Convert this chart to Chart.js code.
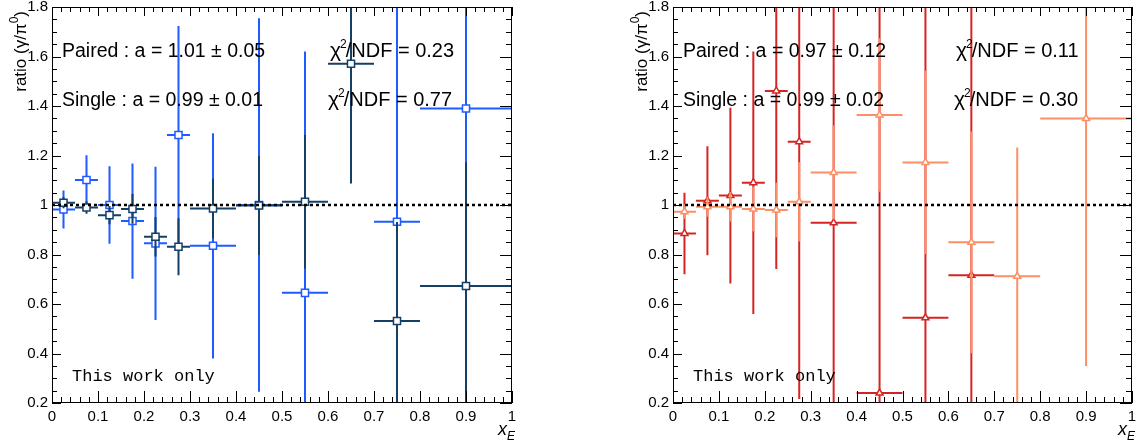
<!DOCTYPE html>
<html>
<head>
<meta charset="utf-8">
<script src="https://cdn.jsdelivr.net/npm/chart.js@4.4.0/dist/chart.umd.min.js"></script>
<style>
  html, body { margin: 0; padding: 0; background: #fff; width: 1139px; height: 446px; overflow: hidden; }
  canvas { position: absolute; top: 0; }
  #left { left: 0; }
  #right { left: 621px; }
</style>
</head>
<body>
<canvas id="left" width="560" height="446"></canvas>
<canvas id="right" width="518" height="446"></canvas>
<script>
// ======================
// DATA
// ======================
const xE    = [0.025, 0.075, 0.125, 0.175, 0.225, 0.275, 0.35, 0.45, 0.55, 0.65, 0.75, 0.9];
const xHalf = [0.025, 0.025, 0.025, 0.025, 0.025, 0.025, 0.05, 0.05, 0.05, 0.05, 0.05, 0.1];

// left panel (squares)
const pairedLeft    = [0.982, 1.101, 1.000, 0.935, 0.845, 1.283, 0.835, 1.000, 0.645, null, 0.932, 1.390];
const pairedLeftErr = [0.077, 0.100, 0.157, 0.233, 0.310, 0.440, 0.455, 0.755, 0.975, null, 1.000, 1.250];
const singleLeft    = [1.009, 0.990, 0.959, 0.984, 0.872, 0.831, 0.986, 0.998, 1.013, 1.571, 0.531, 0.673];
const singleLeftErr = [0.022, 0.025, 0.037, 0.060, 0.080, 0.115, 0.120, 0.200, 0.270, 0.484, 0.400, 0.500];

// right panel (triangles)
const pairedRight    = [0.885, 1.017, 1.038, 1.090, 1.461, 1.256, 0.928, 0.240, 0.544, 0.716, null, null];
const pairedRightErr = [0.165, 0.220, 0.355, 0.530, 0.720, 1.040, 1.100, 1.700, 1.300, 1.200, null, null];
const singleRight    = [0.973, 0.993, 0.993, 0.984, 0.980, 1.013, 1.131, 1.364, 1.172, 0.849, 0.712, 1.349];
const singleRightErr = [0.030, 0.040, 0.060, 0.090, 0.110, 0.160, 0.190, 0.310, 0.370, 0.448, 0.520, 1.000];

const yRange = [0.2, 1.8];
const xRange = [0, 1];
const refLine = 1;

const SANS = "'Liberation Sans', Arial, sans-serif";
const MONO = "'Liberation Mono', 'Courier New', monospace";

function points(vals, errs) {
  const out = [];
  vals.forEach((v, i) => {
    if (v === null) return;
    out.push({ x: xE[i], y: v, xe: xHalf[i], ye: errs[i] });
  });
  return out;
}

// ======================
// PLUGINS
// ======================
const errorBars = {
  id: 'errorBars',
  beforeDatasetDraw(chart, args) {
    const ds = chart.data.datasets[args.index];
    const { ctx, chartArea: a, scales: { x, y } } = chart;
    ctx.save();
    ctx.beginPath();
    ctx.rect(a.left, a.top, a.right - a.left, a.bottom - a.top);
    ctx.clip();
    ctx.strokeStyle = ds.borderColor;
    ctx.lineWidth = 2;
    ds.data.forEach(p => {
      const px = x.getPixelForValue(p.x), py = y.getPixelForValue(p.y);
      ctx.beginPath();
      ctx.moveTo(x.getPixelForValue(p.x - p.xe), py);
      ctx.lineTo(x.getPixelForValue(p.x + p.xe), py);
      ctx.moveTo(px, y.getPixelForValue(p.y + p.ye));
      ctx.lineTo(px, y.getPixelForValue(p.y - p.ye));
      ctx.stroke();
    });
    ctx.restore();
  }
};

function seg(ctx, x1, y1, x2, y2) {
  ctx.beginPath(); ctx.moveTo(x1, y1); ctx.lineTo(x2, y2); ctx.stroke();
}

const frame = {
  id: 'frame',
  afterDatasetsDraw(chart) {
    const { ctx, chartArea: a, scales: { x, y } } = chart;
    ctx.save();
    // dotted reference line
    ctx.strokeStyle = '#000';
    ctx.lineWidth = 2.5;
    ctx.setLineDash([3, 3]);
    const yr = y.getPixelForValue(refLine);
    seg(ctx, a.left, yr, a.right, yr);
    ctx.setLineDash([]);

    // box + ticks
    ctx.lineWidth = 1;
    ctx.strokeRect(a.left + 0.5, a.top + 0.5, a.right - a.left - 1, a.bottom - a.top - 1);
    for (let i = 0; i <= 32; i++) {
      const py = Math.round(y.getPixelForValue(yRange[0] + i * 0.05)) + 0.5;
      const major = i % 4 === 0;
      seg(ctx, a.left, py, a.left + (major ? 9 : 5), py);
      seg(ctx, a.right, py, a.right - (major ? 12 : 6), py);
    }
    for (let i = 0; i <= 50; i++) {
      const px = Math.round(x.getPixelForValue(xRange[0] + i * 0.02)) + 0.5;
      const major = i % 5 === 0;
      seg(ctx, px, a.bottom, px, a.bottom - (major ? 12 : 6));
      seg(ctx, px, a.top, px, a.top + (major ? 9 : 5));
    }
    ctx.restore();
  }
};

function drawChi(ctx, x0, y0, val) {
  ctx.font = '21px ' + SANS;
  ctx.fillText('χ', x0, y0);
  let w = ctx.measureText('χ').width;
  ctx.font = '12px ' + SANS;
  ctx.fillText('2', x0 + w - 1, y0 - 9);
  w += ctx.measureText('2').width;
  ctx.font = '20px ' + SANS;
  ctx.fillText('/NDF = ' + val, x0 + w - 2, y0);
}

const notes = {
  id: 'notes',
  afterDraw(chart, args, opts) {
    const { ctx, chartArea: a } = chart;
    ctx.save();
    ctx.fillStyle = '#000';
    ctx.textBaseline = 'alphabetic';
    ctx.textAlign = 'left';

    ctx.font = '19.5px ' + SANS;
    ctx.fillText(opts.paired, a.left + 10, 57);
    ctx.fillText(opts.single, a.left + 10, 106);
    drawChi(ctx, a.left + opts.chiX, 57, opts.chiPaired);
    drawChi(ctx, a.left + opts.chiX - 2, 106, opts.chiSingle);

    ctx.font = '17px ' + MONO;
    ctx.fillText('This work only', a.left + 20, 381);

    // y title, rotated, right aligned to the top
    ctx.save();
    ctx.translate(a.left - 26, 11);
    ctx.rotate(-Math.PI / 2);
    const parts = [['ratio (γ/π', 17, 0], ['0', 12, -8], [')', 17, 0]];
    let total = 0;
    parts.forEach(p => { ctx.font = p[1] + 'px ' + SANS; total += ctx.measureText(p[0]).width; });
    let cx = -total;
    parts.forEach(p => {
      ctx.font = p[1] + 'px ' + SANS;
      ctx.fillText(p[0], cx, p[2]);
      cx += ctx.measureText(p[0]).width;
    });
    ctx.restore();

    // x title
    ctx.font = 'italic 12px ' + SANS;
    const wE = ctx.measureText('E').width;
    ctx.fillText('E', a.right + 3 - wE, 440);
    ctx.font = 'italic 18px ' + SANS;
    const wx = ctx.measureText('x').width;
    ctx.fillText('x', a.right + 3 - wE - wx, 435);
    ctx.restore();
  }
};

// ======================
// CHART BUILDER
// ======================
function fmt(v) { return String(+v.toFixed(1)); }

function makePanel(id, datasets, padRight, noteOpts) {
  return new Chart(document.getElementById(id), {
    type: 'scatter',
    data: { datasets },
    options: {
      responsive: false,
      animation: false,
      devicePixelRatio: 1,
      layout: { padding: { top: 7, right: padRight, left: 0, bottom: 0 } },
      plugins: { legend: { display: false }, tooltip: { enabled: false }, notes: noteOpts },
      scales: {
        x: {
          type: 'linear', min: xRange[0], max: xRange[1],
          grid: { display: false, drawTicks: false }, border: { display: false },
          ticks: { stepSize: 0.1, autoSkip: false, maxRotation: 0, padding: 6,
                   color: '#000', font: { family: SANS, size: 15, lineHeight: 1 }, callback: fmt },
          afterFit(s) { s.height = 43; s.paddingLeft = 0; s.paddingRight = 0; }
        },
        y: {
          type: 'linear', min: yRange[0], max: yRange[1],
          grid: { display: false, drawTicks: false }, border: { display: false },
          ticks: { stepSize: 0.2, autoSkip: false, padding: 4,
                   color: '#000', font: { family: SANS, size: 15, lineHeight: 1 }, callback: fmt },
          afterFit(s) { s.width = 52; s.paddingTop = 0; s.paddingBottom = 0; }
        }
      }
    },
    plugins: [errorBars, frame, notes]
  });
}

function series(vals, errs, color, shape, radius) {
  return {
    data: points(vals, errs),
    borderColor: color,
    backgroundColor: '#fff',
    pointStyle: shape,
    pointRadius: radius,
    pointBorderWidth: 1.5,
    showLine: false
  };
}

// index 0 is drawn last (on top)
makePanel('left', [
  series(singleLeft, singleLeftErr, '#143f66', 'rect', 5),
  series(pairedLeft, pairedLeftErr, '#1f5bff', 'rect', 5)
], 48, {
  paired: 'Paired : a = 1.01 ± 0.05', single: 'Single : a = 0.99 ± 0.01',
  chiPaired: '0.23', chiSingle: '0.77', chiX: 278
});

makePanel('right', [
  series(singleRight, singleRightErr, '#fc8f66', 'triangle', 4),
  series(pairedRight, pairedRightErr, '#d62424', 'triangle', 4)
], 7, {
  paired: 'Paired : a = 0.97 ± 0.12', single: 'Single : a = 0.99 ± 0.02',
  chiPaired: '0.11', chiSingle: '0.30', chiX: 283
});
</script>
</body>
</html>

» Problem requirements: Emit the lines of the material exactly, from its first line to the line containing "0.05, 0.05, 0.1];", inclusive; leave every picture out.

» The answer:
Convert this chart to Chart.js code.
<!DOCTYPE html>
<html>
<head>
<meta charset="utf-8">
<script src="https://cdn.jsdelivr.net/npm/chart.js@4.4.0/dist/chart.umd.min.js"></script>
<style>
  html, body { margin: 0; padding: 0; background: #fff; width: 1139px; height: 446px; overflow: hidden; }
  canvas { position: absolute; top: 0; }
  #left { left: 0; }
  #right { left: 621px; }
</style>
</head>
<body>
<canvas id="left" width="560" height="446"></canvas>
<canvas id="right" width="518" height="446"></canvas>
<script>
// ======================
// DATA
// ======================
const xE    = [0.025, 0.075, 0.125, 0.175, 0.225, 0.275, 0.35, 0.45, 0.55, 0.65, 0.75, 0.9];
const xHalf = [0.025, 0.025, 0.025, 0.025, 0.025, 0.025, 0.05, 0.05, 0.05, 0.05, 0.05, 0.1];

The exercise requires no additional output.